Prudence Staite, a British food artist and member of the group Food Is Art, has gained international recognition for her efforts in doing just that for more than 10 years with her edible art pieces.

Some of her work includes the world’s first room created entirely out of chocolate and famous paintings, like Andy Warhol’s “Marilyn Monroe,” recreated with Smarties, the popular English color-coated chocolate candy.

“I wanted art to be something that was interactive and stimulated all the senses,” she said in a recent interview. “The art is about putting the magic back into food. When someone sees a life-size chocolate sofa, they’ll think ‘That’s amazing’ making it fun. Then hopefully next time they have chocolate, instead of just eating it, they’ll take a bit more time to think about what they just ate, instead of just taking it for granted.”

Butter Farm Life, Photo courtesy of Jim Victor

In Texas, sculptor Jim Victor, who usually works with wood and bronze, has also created a name for himself in food art by working with chocolate and butter.

“When you do food art, you don’t take things too seriously,” said Victor. “Last year I took the iconic Statue of David and made him into a surfer, made out of butter. And it was really a neat kind of thing to do. Everybody knows the Statue of David. But people really don’t appreciate iconic art as art anymore. They’re more like just symbols of art. So, when I can take something like that and turn it into something else, it kind of brings life back into it and a new perspective.”

Artists around the world are increasingly working with food as a medium, like Korean artist Sung Yeonju, who made a series of “edible dresses” last year. In England, photographer Carl Warner has been creating stunning landscapes made entirely out of produce for years. And in New Zealand, Maurice Bennett, manipulates pieces of toast with a blowtorch to create portraits and designs.

Critics of food art suggest that the medium is kitschy and too lighthearted to be taken seriously. Others are critical that some works of food art are inedible and therefore an unnecessary waste.

Warner, however, said in a recent interview that he doesn’t consider his “foodscape” work a waste just because the food isn’t being eaten.
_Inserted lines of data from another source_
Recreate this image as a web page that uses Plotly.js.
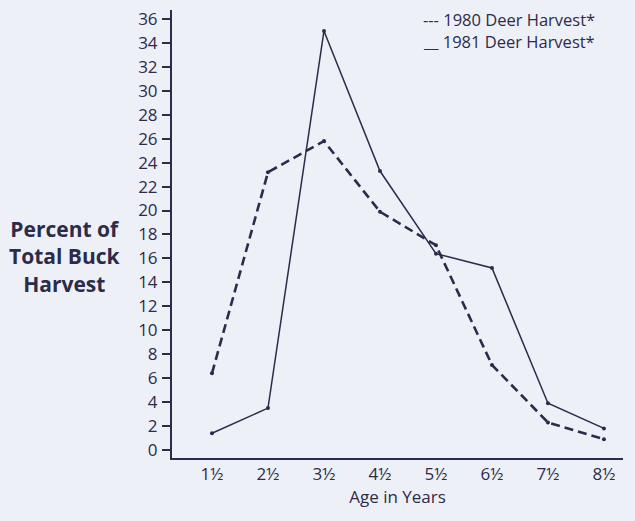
<!DOCTYPE html>
<html>
<head>
<meta charset="utf-8">
<script src="https://cdn.plot.ly/plotly-3.0.1.min.js"></script>
<style>
html,body{margin:0;padding:0;background:#eef0f8;}
#chart{width:635px;height:521px;}
</style>
</head>
<body>
<div id="chart"></div>
<script>
// Age classes (years) and tick labels
const ages = [1.5, 2.5, 3.5, 4.5, 5.5, 6.5, 7.5, 8.5];
const ageLabels = ["1½", "2½", "3½", "4½", "5½", "6½", "7½", "8½"];
// Percent of total buck harvest
const harvest1980 = [6.4, 23.2, 25.8, 19.9, 17.1, 7.1, 2.3, 0.9];
const harvest1981 = [1.4, 3.5, 35.0, 23.3, 16.4, 15.2, 3.9, 1.8];
const yTicks = [0,2,4,6,8,10,12,14,16,18,20,22,24,26,28,30,32,34,36];

const ink = "#2c2b4a";
const font = "Open Sans, Lato, sans-serif";

const traces = [
  {
    x: ages, y: harvest1980, type: "scatter", mode: "lines+markers",
    name: "1980 Deer Harvest*",
    line: {color: ink, width: 2.6, dash: "9px,5px"},
    marker: {color: ink, size: 4}
  },
  {
    x: ages, y: harvest1981, type: "scatter", mode: "lines+markers",
    name: "1981 Deer Harvest*",
    line: {color: ink, width: 1.5},
    marker: {color: ink, size: 4}
  }
];

const layout = {
  width: 635, height: 521,
  paper_bgcolor: "#eef0f8",
  plot_bgcolor: "rgba(0,0,0,0)",
  showlegend: false,
  margin: {l: 172, r: 12, t: 10, b: 63},
  font: {family: font, color: ink},
  xaxis: {
    range: [0.786, 8.84],
    tickvals: ages, ticktext: ageLabels,
    showgrid: false, zeroline: false,
    showline: true, linecolor: ink, linewidth: 2,
    ticks: "", ticklabelstandoff: 0,
    tickfont: {family: font, size: 17, color: ink},
    title: {text: "Age in Years", font: {family: font, size: 17, color: ink}, standoff: 6}
  },
  yaxis: {
    range: [-0.67, 36.75],
    tickvals: yTicks,
    showgrid: false, zeroline: false,
    showline: true, linecolor: ink, linewidth: 2,
    ticks: "outside", ticklen: 8, tickwidth: 2, tickcolor: ink,
    ticklabelstandoff: 1,
    tickfont: {family: font, size: 17, color: ink}
  },
  annotations: [
    {
      xref: "paper", yref: "paper", x: -0.237, y: 0.449,
      xanchor: "center", yanchor: "middle", showarrow: false,
      text: "<b>Percent of<br>Total Buck<br>Harvest</b>",
      font: {family: font, size: 21, color: ink}, align: "center"
    },
    {
      xref: "paper", yref: "paper", x: 0.552, y: 0.979,
      xanchor: "left", yanchor: "middle", showarrow: false,
      text: "--- 1980 Deer Harvest*",
      font: {family: font, size: 16.5, color: ink}
    },
    {
      xref: "paper", yref: "paper", x: 0.552, y: 0.929,
      xanchor: "left", yanchor: "middle", showarrow: false,
      text: "__ 1981 Deer Harvest*",
      font: {family: font, size: 16.5, color: ink}
    }
  ]
};

Plotly.newPlot("chart", traces, layout, {displayModeBar: false, staticPlot: true});
</script>
</body>
</html>
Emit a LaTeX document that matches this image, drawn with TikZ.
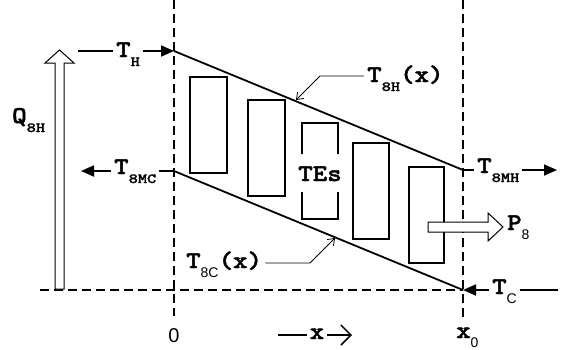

He said his art brought people joy.

“Just consider how much food gets wasted in restaurants,” he said. “But people still eat out.”

“People, I think, are turned off by the separation that occurs in art,” said Victor. “The notion that art is only done by artists. It smacks of elitism. Food art brings everything closer to the people. Everybody can relate to food and that’s its appeal.”

Tomato dress by Sung-Yeonju, Photo courtesy of spooky

Food artists are convinced that the combination of food and art will continue to grow and points to its strong roots in history and tradition. Historians have described lavish feasts held by Roman emperors below portraits carved in vegetables and with extravagant sugar sculptures decorating their tables.

“Food has always been, in some way, a part of the art equation,” said Blondet. “There is a long tradition between food and art. It’s really not a new trend. It just unfolds in new ways throughout the centuries. We just need to pay more attention to it.”